» **TASK GOAL**: Copy out all lines with the word "chart" in them.

» **GIVEN DATA**:
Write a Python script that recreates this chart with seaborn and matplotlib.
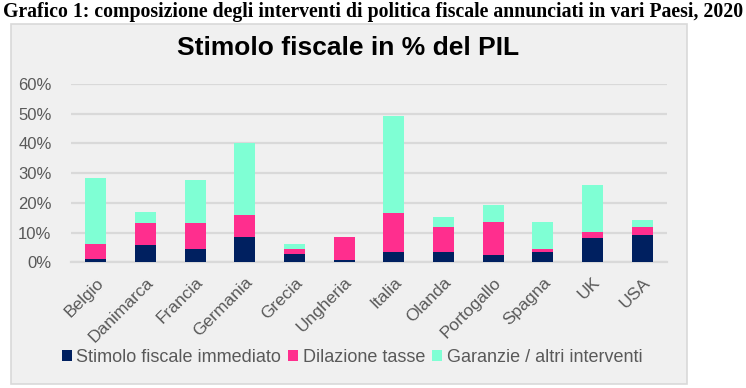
import numpy as np
import pandas as pd
import matplotlib
matplotlib.use("Agg")
import matplotlib.pyplot as plt
import seaborn as sns
from matplotlib.patches import Rectangle, Patch

paesi = ["Belgio", "Danimarca", "Francia", "Germania", "Grecia", "Ungheria",
         "Italia", "Olanda", "Portogallo", "Spagna", "UK", "USA"]
stimolo = [1.1, 5.8, 4.5, 8.5, 2.9, 0.8, 3.5, 3.5, 2.5, 3.5, 8.2, 9.2]
dilazione = [5.1, 7.4, 8.7, 7.4, 1.6, 7.7, 13.1, 8.4, 11.1, 1.0, 2.0, 2.7]
garanzie = [22.2, 3.7, 14.5, 24.3, 1.7, 0.0, 32.7, 3.3, 5.7, 9.1, 15.8, 2.3]
serie = ["Stimolo fiscale immediato", "Dilazione tasse", "Garanzie / altri interventi"]
colori = ["#002060", "#FF2E8E", "#7FFFD4"]

df = pd.DataFrame({"paese": paesi, "s1": stimolo, "s2": dilazione, "s3": garanzie})
df["c1"] = df["s1"]
df["c2"] = df["c1"] + df["s2"]
df["c3"] = df["c2"] + df["s3"]

sns.set_theme(style="white")
plt.rcParams["font.family"] = ["Liberation Sans", "DejaVu Sans"]

fig = plt.figure(figsize=(7.46, 3.88), dpi=100)
fig.patch.set_facecolor("white")

# grey chart panel
fig.add_artist(Rectangle((11 / 746, 1 - 384 / 388), (687 - 11) / 746, (384 - 24) / 388,
                         transform=fig.transFigure, facecolor="#F0F0F0",
                         edgecolor="#D9D9D9", linewidth=1.2, zorder=0))

ax = fig.add_axes([71 / 746, 1 - 262.3 / 388, (667 - 71) / 746, (262.3 - 84) / 388])
ax.set_facecolor("none")

# stacked bars drawn back to front
for col, c in zip(["c3", "c2", "c1"], colori[::-1]):
    sns.barplot(data=df, x="paese", y=col, color=c, width=0.42, errorbar=None,
                saturation=1, linewidth=0, ax=ax, zorder=3)

ax.set_ylim(0, 60)
ax.set_xlim(-0.5, len(paesi) - 0.5)
ax.set_yticks(np.arange(0, 61, 10))
ax.set_yticklabels([f"{v}%" for v in range(0, 61, 10)], color="#595959", fontsize=12)
ax.yaxis.grid(True, color="#D9D9D9", linewidth=1.6, zorder=0)
ax.set_axisbelow(True)
ax.set_xlabel("")
ax.set_ylabel("")
for s in ["top", "right", "left"]:
    ax.spines[s].set_visible(False)
ax.spines["bottom"].set_color("#D9D9D9")
ax.spines["bottom"].set_linewidth(1.6)
ax.tick_params(axis="both", length=0)
ax.tick_params(axis="x", pad=9)
ax.tick_params(axis="y", pad=14)
plt.setp(ax.get_xticklabels(), rotation=45, ha="right", rotation_mode="anchor",
         color="#595959", fontsize=12.5)

fig.text(348 / 746, 1 - 48 / 388, "Stimolo fiscale in % del PIL", ha="center", va="center",
         fontsize=19, fontweight="bold", color="black")
fig.text(373 / 746, 1 - 12 / 388,
         "Grafico 1: composizione degli interventi di politica fiscale annunciati in vari Paesi, 2020",
         ha="center", va="center", fontsize=14.2, fontweight="bold",
         family=["Liberation Serif", "DejaVu Serif"], color="black")

handles = [Patch(facecolor=c, edgecolor="none") for c in colori]
fig.legend(handles, serie, loc="center", bbox_to_anchor=(352 / 746, 1 - 357 / 388),
           ncol=3, frameon=False, fontsize=13, handlelength=0.55, handleheight=0.55,
           handletextpad=0.25, columnspacing=0.4, labelcolor="#595959")

fig.savefig("out.png", dpi=100)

» **COMPLETE OUTPUT**:
Write a Python script that recreates this chart with seaborn and matplotlib.
# grey chart panel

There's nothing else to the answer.